British Columbia dam safety report highlights 2010 dam breach, other incidents

British Columbia has released the first-annual B.C. dam safety report. The publication is one of a dozen recommendations made by the deputy solicitor general after the failure of the Testalinden Dam in June 2010.

There were five dam incidents that required action in British Columbia last year, in addition to the breach of the Testalinden dam in June that sent a wall of mud down on several homes and orchards near Oliver, B.C, the Canadian Press reported.

The Testalinden Dam likely failed because the spillway and the freeboard, the distance between the water’s surface and the dam’s crest, were inadequate and insufficient, the dam safety report indicates.
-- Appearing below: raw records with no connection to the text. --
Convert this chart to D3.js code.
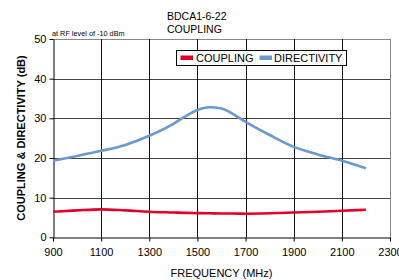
<!DOCTYPE html>
<html><head><meta charset="utf-8">
<script src="https://cdn.jsdelivr.net/npm/d3@7"></script>
<style>body{margin:0;background:#fff}svg{display:block;font-family:"Liberation Sans",Arial,sans-serif}</style>
</head><body>
<script>
const freqs = [900,1000,1100,1200,1300,1400,1450,1500,1550,1600,1650,1700,1800,1900,2000,2100,2200];
const coupling = [6.45,6.8,7.05,6.8,6.45,6.25,6.15,6.1,6.05,6.0,6.0,5.95,6.05,6.25,6.45,6.7,6.95];
const directivity = [19.3,20.5,21.8,23.3,25.6,28.6,30.5,32.1,32.8,32.5,31.0,29.1,25.8,22.8,20.9,19.3,17.4];
const xTicks = [900,1100,1300,1500,1700,1900,2100,2300];
const yTicks = [0,10,20,30,40,50];
const titleLines = ["BDCA1-6-22","COUPLING"];
const seriesNames = ["COUPLING","DIRECTIVITY"];
const colors = ["#e2002b","#6c98d2"];

const W=399,H=280;
const svg=d3.select("body").append("svg").attr("width",W).attr("height",H);
const x=d3.scaleLinear().domain([900,2300]).range([53,390]);
const y=d3.scaleLinear().domain([0,50]).range([237.3,39]);

// horizontal grid
svg.append("g").selectAll("line").data(yTicks.filter(d=>d>0)).join("line")
 .attr("x1",x(900)).attr("x2",x(2300)).attr("y1",d=>Math.round(y(d))+0.5).attr("y2",d=>Math.round(y(d))+0.5)
 .attr("stroke",d=>d===50?"#888":"#444").attr("stroke-width",1);
// vertical grid
svg.append("g").selectAll("line").data(xTicks.filter(d=>d>900)).join("line")
 .attr("y1",y(50)).attr("y2",y(0)).attr("x1",d=>Math.round(x(d))+0.5).attr("x2",d=>Math.round(x(d))+0.5)
 .attr("stroke",d=>d===2300?"#888":"#111").attr("stroke-width",1);

// axes
const yAxis=svg.append("g").attr("transform",`translate(${Math.round(x(900))+0.5},0)`)
 .call(d3.axisLeft(y).tickValues(yTicks).tickFormat(d3.format("d")).tickSize(4).tickPadding(3).tickSizeOuter(0));
const xAxis=svg.append("g").attr("transform",`translate(0,${Math.round(y(0))+0.5})`)
 .call(d3.axisBottom(x).tickValues(xTicks).tickFormat(d3.format("d")).tickSize(4).tickPadding(7).tickSizeOuter(0));
[yAxis,xAxis].forEach(a=>{a.selectAll("path,line").attr("stroke","#000");
 a.selectAll("text").attr("fill","#000").style("font-size","11px").style("font-family",'"Liberation Sans",Arial,sans-serif');});

// lines
const line=d3.line().x((d,i)=>x(freqs[i])).y(d=>y(d)).curve(d3.curveMonotoneX);
[coupling,directivity].forEach((s,k)=>{
 svg.append("path").datum(s).attr("d",line).attr("fill","none").attr("stroke",colors[k]).attr("stroke-width",2.6);
});

// titles
svg.append("g").selectAll("text").data(titleLines).join("text")
 .attr("x",167).attr("y",(d,i)=>19.5+i*13).attr("font-size","10.5px").attr("fill","#000").text(d=>d);
svg.append("text").attr("x",52).attr("y",35.5).attr("font-size","7.3px").attr("fill","#000").text("at RF level of -10 dBm");
svg.append("text").attr("x",221.5).attr("y",277).attr("text-anchor","middle").attr("font-size","11px").attr("fill","#000").text("FREQUENCY (MHz)");
svg.append("text").attr("transform","translate(25,138) rotate(-90)").attr("text-anchor","middle")
 .attr("font-size","11px").attr("font-weight","bold").attr("fill","#000").text("COUPLING & DIRECTIVITY (dB)");

// legend
const lg=svg.append("g");
lg.append("rect").attr("x",176.5).attr("y",50.5).attr("width",170).attr("height",15).attr("fill","#fff").attr("stroke","#000");
const items=[{sx:180.5,tx:196},{sx:259.5,tx:274}];
items.forEach((it,k)=>{
 lg.append("rect").attr("x",it.sx).attr("y",55.5).attr("width",12.5).attr("height",4.5).attr("fill",colors[k]);
 lg.append("text").attr("x",it.tx).attr("y",62).attr("font-size","11px").attr("fill","#000").text(seriesNames[k]);
});
</script>
</body></html>
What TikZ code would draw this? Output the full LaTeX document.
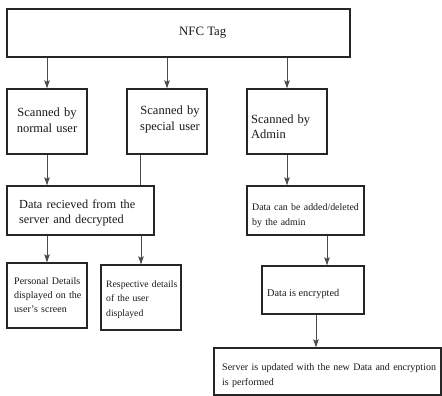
\documentclass[tikz,border=0pt]{standalone}
\usepackage{fontspec}
\setmainfont{Liberation Serif}
\usetikzlibrary{arrows.meta}
\begin{document}
\begin{tikzpicture}[x=1pt,y=-1pt,
  box/.style={draw=black!85, line width=1.4pt, rectangle, inner sep=0pt},
  lbl/.style={inner sep=0pt, text=black!90},
  bigtxt/.style={font=\fontsize{12.5}{16}\selectfont},
  conn/.style={draw=black!70, line width=0.8pt},
  arr/.style={conn, -{Stealth[length=8pt,width=5.5pt,inset=1.5pt]}}]
\useasboundingbox (0,0) rectangle (442,396);
\fill[white] (0,0) rectangle (442,396);

% boxes
\node[box, minimum width=343pt, minimum height=48pt] (nfc) at (178.5,33) {};
\node[box, minimum width=80pt, minimum height=65pt] (s1) at (47,121.5) {};
\node[box, minimum width=80pt, minimum height=65pt] (s2) at (167,121.5) {};
\node[box, minimum width=80pt, minimum height=65pt] (s3) at (287,121.5) {};
\node[box, minimum width=147pt, minimum height=49pt] (dr) at (80.5,210.5) {};
\node[box, minimum width=117pt, minimum height=49pt] (da) at (305.5,210.5) {};
\node[box, minimum width=80pt, minimum height=65pt] (pd) at (47,295.5) {};
\node[box, minimum width=80pt, minimum height=65pt] (rd) at (141,297.5) {};
\node[box, minimum width=102pt, minimum height=48pt] (de) at (313,290) {};
\node[box, minimum width=227pt, minimum height=47pt] (sv) at (327.5,371.5) {};

% texts
\node[lbl, anchor=base west, font=\fontsize{12.8}{16}\selectfont] (nfct) at (179,36) {NFC Tag};
\node[lbl, bigtxt, anchor=base, text width=76pt, align=center] (s1t) at (47,117) {Scanned by\\normal user};
\node[lbl, bigtxt, anchor=base, text width=76pt, align=center] (s2t) at (170,114) {Scanned by\\special user};
\node[lbl, bigtxt, anchor=base west, text width=90pt, align=left] (s3t) at (251,123) {Scanned by\\Admin};
\node[lbl, font=\fontsize{12.3}{15.5}\selectfont, anchor=base west, text width=160pt, align=left] (drt) at (19,208) {Data recieved from the\\server and decrypted};
\node[lbl, font=\fontsize{9.9}{15}\selectfont, anchor=base west, text width=150pt, align=left] (dat) at (252,210) {Data can be added/deleted\\by the admin};
\node[lbl, font=\fontsize{10}{14.2}\selectfont, anchor=base west, text width=100pt, align=left] (pdt) at (14,284) {Personal Details\\displayed on the\\user's screen};
\node[lbl, font=\fontsize{9.7}{14.7}\selectfont, anchor=base west, text width=100pt, align=left] (rdt) at (106,287) {Respective details\\of the user\\displayed};
\node[lbl, font=\fontsize{10.3}{14}\selectfont, anchor=base west] (det) at (267,296) {Data is encrypted};
\node[lbl, font=\fontsize{10}{15}\selectfont, anchor=base west, text width=240pt, align=left] (svt) at (222,370) {Server is updated with the new Data and encryption\\is performed};

% connectors
\draw[arr] (nfc.south -| s1.north) -- (s1.north);
\draw[arr] (nfc.south -| s2.north) -- (s2.north);
\draw[arr] (nfc.south -| s3.north) -- (s3.north);
\draw[arr] (s1.south) -- (s1.south |- dr.north);
\draw[conn] ([xshift=-27pt]s2.south) -- ([xshift=-27pt]s2.south |- dr.north);
\draw[arr] (s3.south) -- (s3.south |- da.north);
\draw[arr] (dr.south -| pd.north) -- (pd.north);
\draw[arr] (dr.south -| rd.north) -- (rd.north);
\draw[arr] ([xshift=21.5pt]da.south) -- ([xshift=21.5pt]da.south |- de.north);
\draw[arr] ([xshift=3pt]de.south) -- ([xshift=3pt]de.south |- sv.north);
\end{tikzpicture}
\end{document}
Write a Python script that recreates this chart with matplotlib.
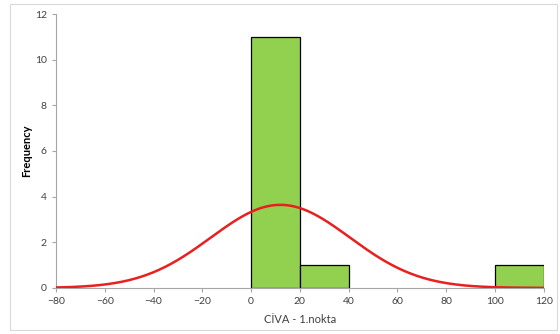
import numpy as np
import matplotlib
matplotlib.use("Agg")
import matplotlib.pyplot as plt
from matplotlib.patches import Rectangle

# histogram data
bin_edges = [0, 20, 40, 60, 80, 100, 120]
counts = [11, 1, 0, 0, 0, 1]
n_total = 13
bin_width = 20

# fitted normal curve
curve_mean = 12.0
curve_sd = 28.5

x_ticks = [-80, -60, -40, -20, 0, 20, 40, 60, 80, 100, 120]
y_ticks = [0, 2, 4, 6, 8, 10, 12]

plt.rcParams['font.family'] = ['Lato', 'DejaVu Sans']

fig = plt.figure(figsize=(5.6, 3.34), dpi=100)
fig.patches.append(Rectangle((0.018, 0.012), 0.976, 0.976, transform=fig.transFigure,
                             fill=False, edgecolor="#d9d9d9", lw=0.8))
ax = fig.add_axes([0.1, 0.138, 0.871, 0.82])

lefts = bin_edges[:-1]
for left, c in zip(lefts, counts):
    if c > 0:
        ax.bar(left, c, width=bin_width, align="edge", color="#92D050",
               edgecolor="black", linewidth=0.9, zorder=2)

xs = np.linspace(-80, 120, 400)
pdf = np.exp(-0.5 * ((xs - curve_mean) / curve_sd) ** 2) / (curve_sd * np.sqrt(2 * np.pi))
ax.plot(xs, pdf * n_total * bin_width, color="#E8201F", lw=1.8, zorder=3)

ax.set_xlim(-80, 120)
ax.set_ylim(0, 12)
ax.set_xticks(x_ticks)
ax.set_yticks(y_ticks)
for s in ["top", "right"]:
    ax.spines[s].set_visible(False)
for s in ["left", "bottom"]:
    ax.spines[s].set_color("#a6a6a6")
ax.tick_params(colors="#a6a6a6", labelcolor="#404040", labelsize=7.5, length=3)

ax.set_xlabel("CİVA - 1.nokta", fontsize=8, color="#404040", labelpad=6)
ax.set_ylabel("Frequency", fontsize=8, fontweight="bold", color="black", labelpad=2)

fig.savefig("out.png", dpi=100)
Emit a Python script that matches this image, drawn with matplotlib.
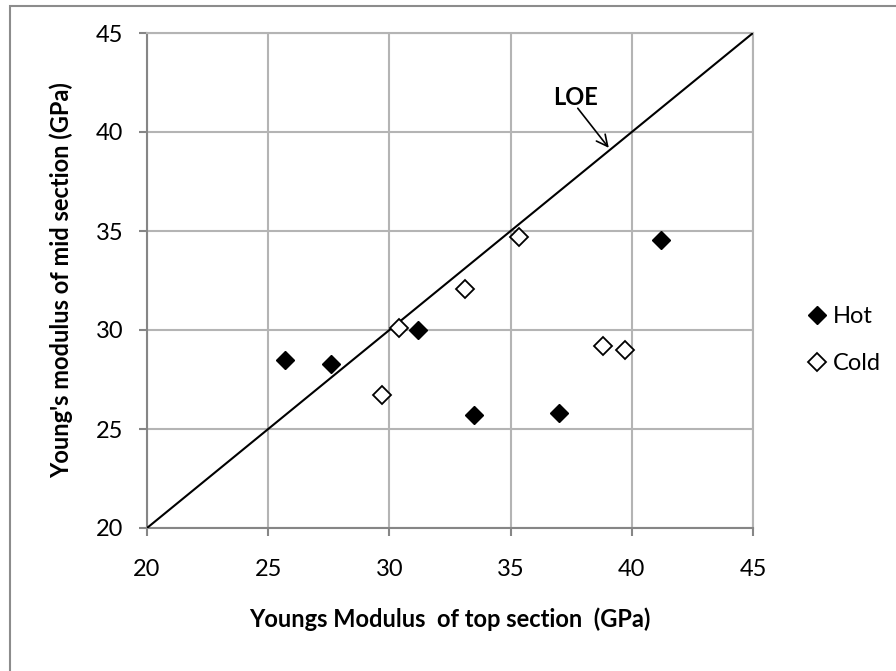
import matplotlib.pyplot as plt
from matplotlib.patches import Rectangle

# Hot and cold specimens: Young's modulus, top section (x) vs mid section (y), GPa
hot_top = [25.7, 27.6, 31.2, 33.5, 37.0, 41.2]
hot_mid = [28.5, 28.3, 30.0, 25.7, 25.8, 34.55]
cold_top = [29.7, 30.4, 33.1, 35.35, 38.8, 39.7]
cold_mid = [26.7, 30.1, 32.05, 34.7, 29.2, 29.0]

# line of equality
loe = [20, 45]
ticks = [20, 25, 30, 35, 40, 45]

plt.rcParams["font.family"] = ["Lato", "DejaVu Sans"]

fig = plt.figure(figsize=(8.96, 6.71), dpi=100)
ax = fig.add_axes([147 / 896, 1 - 528 / 671, 606 / 896, 495 / 671])

# outer chart border (only top and left edges are visible)
fig.patches.append(Rectangle((10 / 896, -0.1), 1.2, 1 - 6 / 671 + 0.1,
                             transform=fig.transFigure, fill=False,
                             edgecolor="#8c8c8c", linewidth=1.5))

ax.plot(loe, loe, color="black", linewidth=1.5, zorder=3)
ax.plot(hot_top, hot_mid, linestyle="none", marker="D", markersize=9.5,
        markerfacecolor="black", markeredgecolor="black", markeredgewidth=1.0,
        label="Hot", zorder=4)
ax.plot(cold_top, cold_mid, linestyle="none", marker="D", markersize=9,
        markerfacecolor="white", markeredgecolor="black", markeredgewidth=1.3,
        label="Cold", zorder=4)

ax.set_xlim(20, 45)
ax.set_ylim(20, 45)
ax.set_xticks(ticks)
ax.set_yticks(ticks)
ax.grid(True, color="#b4b4b4", linewidth=1.5)
ax.set_axisbelow(True)
for side in ["top", "right"]:
    ax.spines[side].set_color("#b4b4b4")
    ax.spines[side].set_linewidth(1.5)
for side in ["left", "bottom"]:
    ax.spines[side].set_color("#868686")
    ax.spines[side].set_linewidth(1.5)
ax.tick_params(axis="both", direction="out", length=6, width=1.5,
               color="#868686", labelsize=17)
ax.tick_params(axis="x", pad=16)
ax.tick_params(axis="y", pad=11)

ax.set_xlabel("Youngs Modulus  of top section  (GPa)", fontsize=17,
              fontweight="bold", labelpad=20)
ax.set_ylabel("Young's modulus of mid section (GPa)", fontsize=17,
              fontweight="bold", labelpad=16)

# LOE label with arrow pointing at the line
ax.text(37.67, 41.76, "LOE", fontsize=17, fontweight="bold",
        ha="center", va="center")
ax.annotate("", xy=(39.05, 39.2), xytext=(37.77, 41.2),
            arrowprops=dict(arrowstyle="->", color="black", linewidth=1.2,
                            shrinkA=0, shrinkB=0, mutation_scale=20))

ax.legend(loc="center left", bbox_to_anchor=(800 / 896, 1 - 340 / 671),
          bbox_transform=fig.transFigure, frameon=False, fontsize=17,
          handlelength=0.6, handletextpad=0.4, labelspacing=1.1,
          borderaxespad=0)

fig.savefig("out.png", dpi=100)
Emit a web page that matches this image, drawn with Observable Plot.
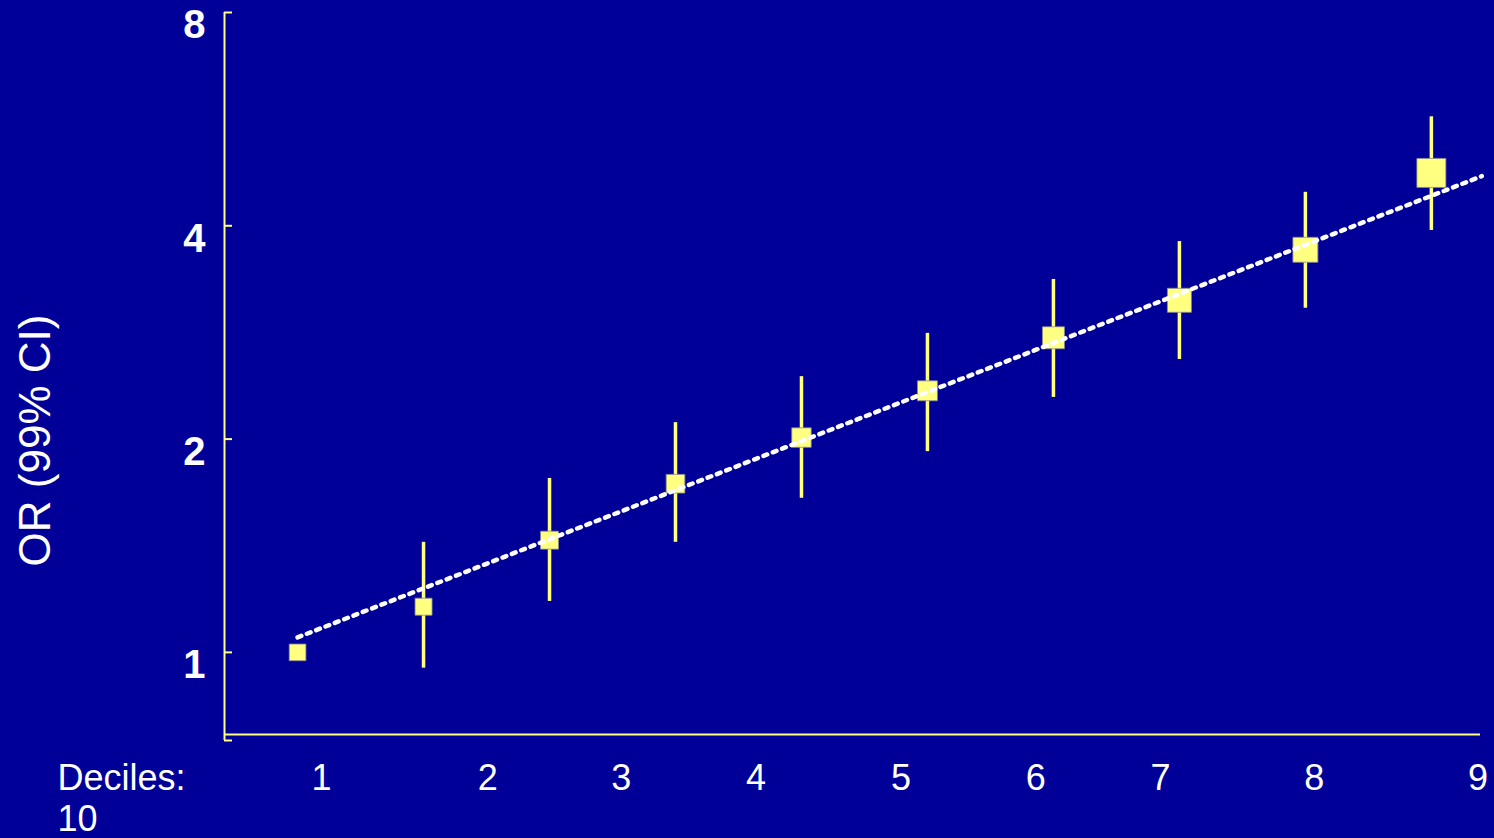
<!DOCTYPE html>
<html>
<head>
<meta charset="utf-8">
<script src="https://cdn.jsdelivr.net/npm/d3@7"></script>
<script src="https://cdn.jsdelivr.net/npm/@observablehq/plot@0.6"></script>
<style>
  html, body { margin: 0; padding: 0; background: #000099; overflow: hidden; }
  #chart svg { display: block; }
</style>
</head>
<body>
<div id="chart"></div>
<script>
// ---- data ----
const deciles = [1, 2, 3, 4, 5, 6, 7, 8, 9, 10];
const oddsRatio = [1.00, 1.16, 1.44, 1.73, 2.01, 2.34, 2.78, 3.14, 3.70, 4.75];
const ciLow  = [null, 0.95, 1.18, 1.43, 1.65, 1.92, 2.29, 2.59, 3.06, 3.94];
const ciHigh = [null, 1.43, 1.76, 2.11, 2.45, 2.82, 3.36, 3.80, 4.46, 5.70];
const weights = [1.00, 1.04, 1.16, 1.25, 1.36, 1.43, 1.74, 2.07, 2.24, 3.02];

const trendX = [1, 10.4];
const trendY = [1.05, 4.70];

const yTickValues = [1, 2, 4, 8];
const xLabelText = ["Deciles:", "1", "2", "3", "4", "5", "6", "7", "8", "9", "10"];
const xLabelPos  = [-0.905, 1.19, 2.51, 3.57, 4.64, 5.79, 6.86, 7.85, 9.07, 10.37, -0.905];
const xLabelLine = [0, 0, 0, 0, 0, 0, 0, 0, 0, 0, 1];
const yTitle = "OR (99% CI)";

// ---- build ----
const rows = deciles.map((d, i) => ({decile: d, or: oddsRatio[i], lo: ciLow[i], hi: ciHigh[i], w: weights[i]}));
const ciRows = rows.filter(r => r.lo != null);
const trend = trendX.map((x, i) => ({x, y: trendY[i]}));
const xLabels = xLabelText.map((t, i) => ({text: t, x: xLabelPos[i], line: xLabelLine[i], anchor: i === 0 || i === 10 ? "start" : "middle"}));

const xDomain = [0.42, 10.39];
const yDomain = [0.751, 8];
const baseY = 0.766;
const yellow = "#ffff80";
const font = "'Liberation Sans', Arial, Helvetica, sans-serif";

const chart = Plot.plot({
  width: 1494,
  height: 838,
  marginLeft: 224,
  marginRight: 14,
  marginTop: 12,
  marginBottom: 98,
  style: {background: "#000099", color: "white", fontFamily: font},
  x: {domain: xDomain, axis: null},
  y: {type: "log", domain: yDomain, axis: null},
  r: {type: "sqrt", domain: [0, 3.02], range: [0, 16.36]},
  marks: [
    // axis lines
    Plot.ruleX([xDomain[0]], {stroke: yellow, strokeWidth: 2}),
    Plot.ruleY([baseY], {stroke: yellow, strokeWidth: 2}),
    // y ticks (inward)
    Plot.axisY({ticks: [yDomain[0], ...yTickValues], tickSize: -8, tickFormat: () => "", stroke: yellow, strokeWidth: 2, label: null}),
    // y tick labels
    Plot.axisY({ticks: yTickValues, tickSize: 0, tickPadding: 19, dy: 13, fontSize: 40, fontWeight: "bold", fill: "white", tickFormat: d => String(d), label: null}),
    // y title
    Plot.text([yTitle], {frameAnchor: "left", dx: -189, dy: 64, rotate: -90, textAnchor: "middle", fontSize: 44, fill: "white", text: d => d}),
    // x labels
    Plot.text(xLabels.filter(d => d.anchor === "middle"), {x: "x", text: "text", frameAnchor: "bottom", dy: 49, fontSize: 36, fill: "white", textAnchor: "middle"}),
    Plot.text(xLabels.filter(d => d.anchor === "start" && d.line === 0), {x: "x", text: "text", frameAnchor: "bottom", dy: 49, fontSize: 36, fill: "white", textAnchor: "start"}),
    Plot.text(xLabels.filter(d => d.anchor === "start" && d.line === 1), {x: "x", text: "text", frameAnchor: "bottom", dy: 90, fontSize: 36, fill: "white", textAnchor: "start"}),
    // error bars
    Plot.ruleX(ciRows, {x: "decile", y1: "lo", y2: "hi", stroke: yellow, strokeWidth: 3.5}),
    // points
    Plot.dot(rows, {x: "decile", y: "or", r: "w", symbol: "square", fill: yellow, stroke: "#8a8a90", strokeWidth: 0.8}),
    // trend line
    Plot.line(trend, {x: "x", y: "y", stroke: "white", strokeWidth: 4.5, strokeDasharray: "4,6", clip: false})
  ]
});

document.getElementById("chart").appendChild(chart);
</script>
</body>
</html>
The breach has since been stabilized by the dam owner, according to the report.

The five remaining incidents took place at the Goertzen Pond Dam near Osyoyoos, the Grafton Lake Dam on Bowen Island, the Eagle Rock Reservoir south of Chase, the Allan Springs Reservoir in Saanich and the John Hart Dam on the Campbell River.

Dam owners were required to lower water levels, remove a beaver dam, clear a spillway of obstructions, remove vegetation and improve structural problems.

The number of dam owners who complied with reporting requirements increased to 93 percent, up from 87 percent the year before. However, those responses are inconsistent and difficult to interpret, reports indicate.

The report recommends more concise questioning in the future.

There were 99 dam safety audits last year – which falls short of the target of 113 because staff were focused on the Rapid Dam Assessment program put in place after the Testalinden mudslide.

Of B.C’s 1,900 dams, about 1,200 are considered low risk.